Post-nap, I settled into what I can only describe as a long and extremely productive session on the balcony: music playing, the wind doing its thing, the sea doing its thing, and me doing mine — working on my playlists with the focus and dedication of a man who has his priorities absolutely sorted.
I even started a new playlist titled “The Best Slows Ever” It is, I’m told by no one yet because no one has heard it, a masterpiece in the making. A monument to the slow dance. A gift to humanity.
🥃 Act IV: The Crisis
As aperitif hour approached — that golden, civilised ritual I look forward to with the enthusiasm most people reserve for Christmas morning — I made a discovery of some horror. The whisky was critically, dangerously, almost offensively low. This was not a minor inconvenience. This was an emergency requiring immediate and decisive action.

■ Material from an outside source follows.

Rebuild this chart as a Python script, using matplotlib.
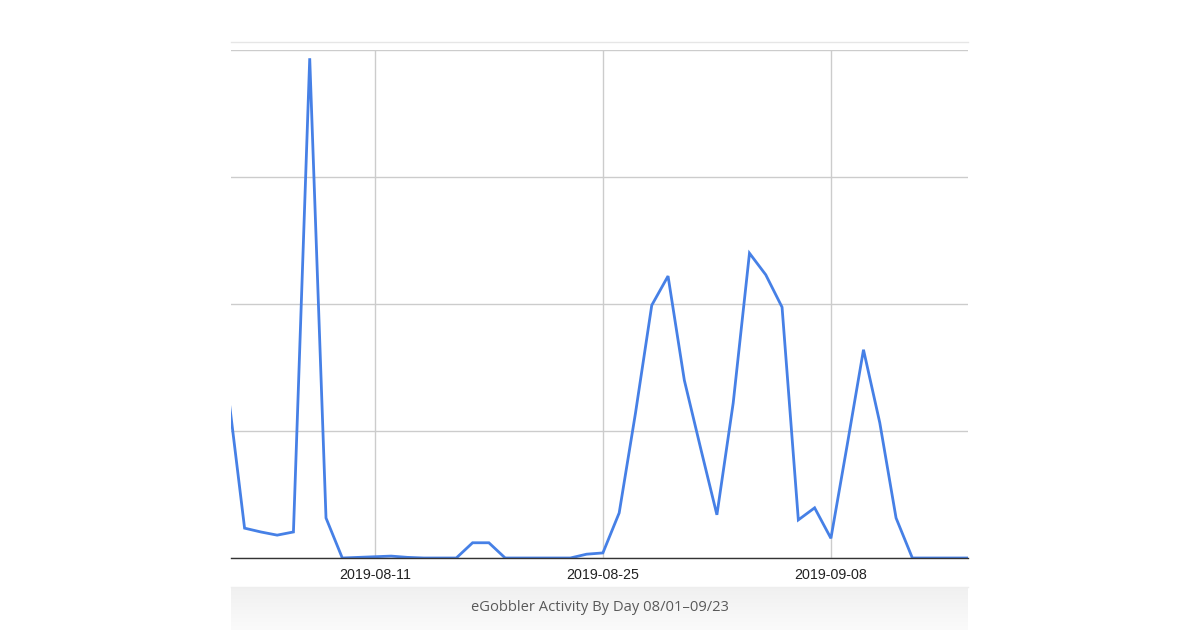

I walked to the local Dia supermarket. I remedied the situation. Order was restored. The balcony could breathe again.
🌙 Act V: The Denouement
The evening unfolded in much the same agreeable fashion as the one before: a light dinner, the kiddies bundled off to bed with the efficiency that only grandparents and small dictators can muster, and then a couple of large nightcaps consumed in the easy silence of a day well spent. And once again — as if there were any doubt about how this story ends — I was the first one in bed.
Some might call it an early night. I prefer to call it what it is: the confident exit of a man who has had the best day on the balcony, saved the whisky supply from certain extinction, and launched what may well become the definitive slow-dance playlist of our generation. There is nothing left to prove.
Until tomorrow. When, presumably, there will be more wind.